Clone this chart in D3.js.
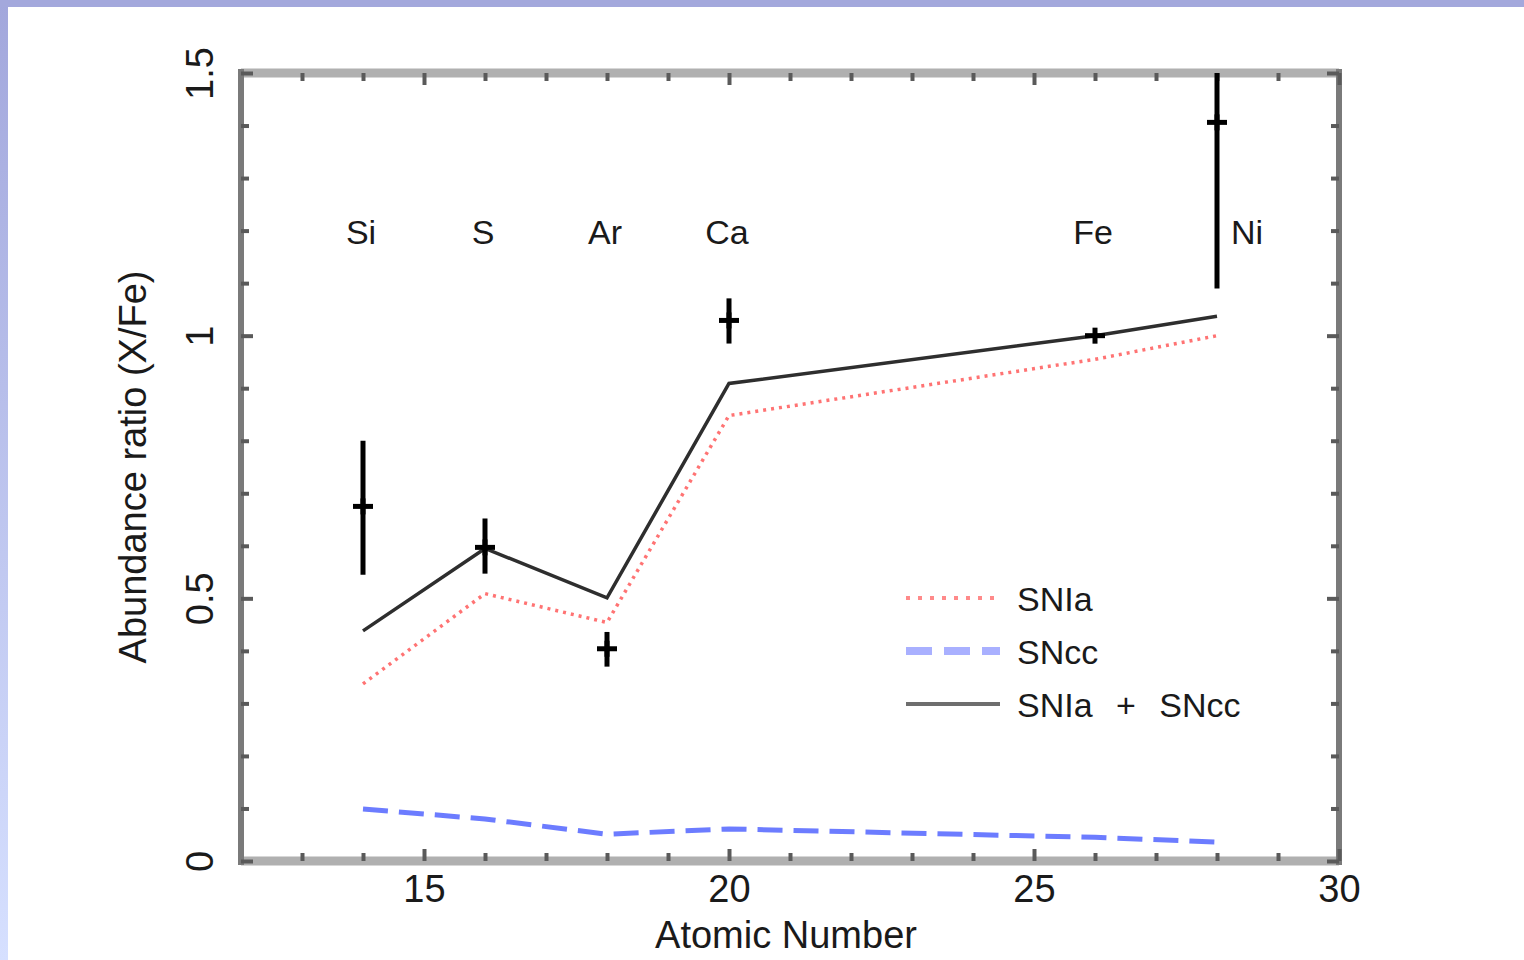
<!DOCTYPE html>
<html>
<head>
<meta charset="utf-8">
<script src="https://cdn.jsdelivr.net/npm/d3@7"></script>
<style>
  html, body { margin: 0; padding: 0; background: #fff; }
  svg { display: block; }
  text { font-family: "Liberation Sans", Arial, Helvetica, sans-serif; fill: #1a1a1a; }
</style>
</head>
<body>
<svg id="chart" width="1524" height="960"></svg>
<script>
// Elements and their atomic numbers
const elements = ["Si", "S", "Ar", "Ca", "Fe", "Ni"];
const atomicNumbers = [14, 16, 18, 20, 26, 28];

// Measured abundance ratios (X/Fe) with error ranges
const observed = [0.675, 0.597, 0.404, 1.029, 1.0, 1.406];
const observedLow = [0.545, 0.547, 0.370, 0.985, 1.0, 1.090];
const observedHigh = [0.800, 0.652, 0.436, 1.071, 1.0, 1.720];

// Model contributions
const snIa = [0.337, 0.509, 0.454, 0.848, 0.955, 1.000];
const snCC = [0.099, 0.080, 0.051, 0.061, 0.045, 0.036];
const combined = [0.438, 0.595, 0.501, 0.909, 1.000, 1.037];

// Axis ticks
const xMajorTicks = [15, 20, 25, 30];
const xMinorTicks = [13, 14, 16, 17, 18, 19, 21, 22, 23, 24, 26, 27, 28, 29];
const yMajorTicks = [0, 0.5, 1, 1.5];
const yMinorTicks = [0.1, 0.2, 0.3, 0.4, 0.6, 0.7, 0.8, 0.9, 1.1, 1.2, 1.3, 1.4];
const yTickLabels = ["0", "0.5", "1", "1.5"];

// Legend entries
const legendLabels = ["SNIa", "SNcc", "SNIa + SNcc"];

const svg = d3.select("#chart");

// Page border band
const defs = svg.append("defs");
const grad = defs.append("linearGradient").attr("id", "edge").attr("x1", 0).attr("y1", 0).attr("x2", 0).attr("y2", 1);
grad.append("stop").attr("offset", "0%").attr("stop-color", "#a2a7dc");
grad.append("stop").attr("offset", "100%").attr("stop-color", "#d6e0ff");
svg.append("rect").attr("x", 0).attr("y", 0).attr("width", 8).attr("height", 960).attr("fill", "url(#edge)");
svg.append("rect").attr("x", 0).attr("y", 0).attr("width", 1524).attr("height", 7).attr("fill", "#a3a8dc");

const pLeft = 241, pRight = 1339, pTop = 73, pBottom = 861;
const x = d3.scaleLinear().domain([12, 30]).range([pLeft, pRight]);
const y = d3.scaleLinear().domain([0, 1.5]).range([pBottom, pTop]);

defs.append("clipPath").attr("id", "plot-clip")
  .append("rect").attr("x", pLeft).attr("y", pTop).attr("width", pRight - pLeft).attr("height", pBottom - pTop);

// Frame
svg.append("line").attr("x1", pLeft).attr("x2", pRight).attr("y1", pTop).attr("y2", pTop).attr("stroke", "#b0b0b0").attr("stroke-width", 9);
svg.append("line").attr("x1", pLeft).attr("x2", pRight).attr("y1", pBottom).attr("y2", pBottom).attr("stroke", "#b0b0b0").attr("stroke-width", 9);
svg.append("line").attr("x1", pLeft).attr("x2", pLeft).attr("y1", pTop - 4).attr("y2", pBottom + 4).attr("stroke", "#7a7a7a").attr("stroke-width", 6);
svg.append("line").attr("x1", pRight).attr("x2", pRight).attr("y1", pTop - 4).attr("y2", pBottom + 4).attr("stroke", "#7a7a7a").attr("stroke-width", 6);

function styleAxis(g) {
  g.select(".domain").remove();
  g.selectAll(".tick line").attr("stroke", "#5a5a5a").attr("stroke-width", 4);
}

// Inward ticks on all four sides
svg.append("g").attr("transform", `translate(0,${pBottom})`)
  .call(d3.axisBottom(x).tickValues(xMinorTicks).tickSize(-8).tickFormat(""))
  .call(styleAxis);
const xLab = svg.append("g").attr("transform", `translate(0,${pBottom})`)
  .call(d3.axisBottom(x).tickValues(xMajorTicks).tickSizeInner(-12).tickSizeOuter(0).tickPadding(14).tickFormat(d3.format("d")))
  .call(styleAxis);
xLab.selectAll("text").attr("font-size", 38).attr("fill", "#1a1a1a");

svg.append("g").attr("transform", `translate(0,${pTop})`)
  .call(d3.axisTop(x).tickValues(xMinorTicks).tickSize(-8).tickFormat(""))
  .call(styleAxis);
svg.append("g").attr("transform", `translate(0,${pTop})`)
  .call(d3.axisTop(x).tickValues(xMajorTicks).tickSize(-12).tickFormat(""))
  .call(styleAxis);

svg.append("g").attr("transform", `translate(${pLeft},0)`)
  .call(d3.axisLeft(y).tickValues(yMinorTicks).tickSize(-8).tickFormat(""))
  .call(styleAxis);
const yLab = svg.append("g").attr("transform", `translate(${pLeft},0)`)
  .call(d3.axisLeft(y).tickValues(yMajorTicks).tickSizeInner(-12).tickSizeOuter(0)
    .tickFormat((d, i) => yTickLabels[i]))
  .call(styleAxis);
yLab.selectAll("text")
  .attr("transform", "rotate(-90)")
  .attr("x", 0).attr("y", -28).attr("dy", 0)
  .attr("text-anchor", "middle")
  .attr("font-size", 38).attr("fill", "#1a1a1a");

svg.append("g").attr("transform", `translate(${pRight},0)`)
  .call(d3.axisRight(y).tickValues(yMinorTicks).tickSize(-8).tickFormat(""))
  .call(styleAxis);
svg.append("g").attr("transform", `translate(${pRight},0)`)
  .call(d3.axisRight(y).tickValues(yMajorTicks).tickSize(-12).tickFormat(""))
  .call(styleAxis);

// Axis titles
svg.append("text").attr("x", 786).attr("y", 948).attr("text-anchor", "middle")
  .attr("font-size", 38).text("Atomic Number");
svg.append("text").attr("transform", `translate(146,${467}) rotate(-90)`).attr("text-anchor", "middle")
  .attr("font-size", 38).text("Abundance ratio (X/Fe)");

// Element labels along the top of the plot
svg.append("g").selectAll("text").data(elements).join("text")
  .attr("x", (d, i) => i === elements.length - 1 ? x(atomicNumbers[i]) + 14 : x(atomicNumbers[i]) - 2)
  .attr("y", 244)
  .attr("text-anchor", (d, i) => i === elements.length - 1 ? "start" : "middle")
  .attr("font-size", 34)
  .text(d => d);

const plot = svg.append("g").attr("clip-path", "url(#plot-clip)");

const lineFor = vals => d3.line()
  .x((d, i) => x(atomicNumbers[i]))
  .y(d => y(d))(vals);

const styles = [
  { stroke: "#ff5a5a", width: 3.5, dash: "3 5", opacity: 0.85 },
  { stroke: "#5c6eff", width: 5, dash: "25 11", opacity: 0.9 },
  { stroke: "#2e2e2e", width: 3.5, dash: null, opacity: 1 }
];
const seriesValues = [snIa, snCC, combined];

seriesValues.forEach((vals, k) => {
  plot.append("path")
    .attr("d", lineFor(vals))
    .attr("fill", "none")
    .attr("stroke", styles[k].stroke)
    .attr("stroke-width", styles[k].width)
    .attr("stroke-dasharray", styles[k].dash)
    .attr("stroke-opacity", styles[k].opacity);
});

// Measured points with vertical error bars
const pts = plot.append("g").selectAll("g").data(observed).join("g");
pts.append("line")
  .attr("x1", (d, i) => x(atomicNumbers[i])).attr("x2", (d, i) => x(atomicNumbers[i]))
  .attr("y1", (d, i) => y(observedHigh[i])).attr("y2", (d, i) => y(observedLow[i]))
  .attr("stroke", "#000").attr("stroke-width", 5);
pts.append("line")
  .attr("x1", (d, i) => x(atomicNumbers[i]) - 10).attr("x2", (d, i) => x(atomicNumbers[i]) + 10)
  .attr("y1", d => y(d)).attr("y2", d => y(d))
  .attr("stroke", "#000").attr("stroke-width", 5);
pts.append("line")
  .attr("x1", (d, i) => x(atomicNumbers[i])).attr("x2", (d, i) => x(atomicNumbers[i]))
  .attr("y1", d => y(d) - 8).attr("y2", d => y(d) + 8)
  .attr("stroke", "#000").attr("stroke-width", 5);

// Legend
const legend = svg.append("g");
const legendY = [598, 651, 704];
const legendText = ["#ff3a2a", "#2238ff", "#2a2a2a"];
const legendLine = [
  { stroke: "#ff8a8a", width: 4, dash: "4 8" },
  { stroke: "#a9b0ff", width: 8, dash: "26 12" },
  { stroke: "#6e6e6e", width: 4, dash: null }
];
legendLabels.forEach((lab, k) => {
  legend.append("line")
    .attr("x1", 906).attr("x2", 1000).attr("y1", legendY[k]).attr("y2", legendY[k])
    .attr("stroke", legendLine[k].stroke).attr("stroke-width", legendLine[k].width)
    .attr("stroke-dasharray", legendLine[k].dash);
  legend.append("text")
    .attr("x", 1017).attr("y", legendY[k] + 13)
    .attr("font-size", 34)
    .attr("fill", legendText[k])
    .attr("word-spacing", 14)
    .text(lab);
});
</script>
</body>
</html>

===============

== Stated exercise ==
Every line in the data above that contains "chart" needs to be copied.

== Exercise result ==
Clone this chart in D3.js.
<svg id="chart" width="1524" height="960"></svg>
const svg = d3.select("#chart");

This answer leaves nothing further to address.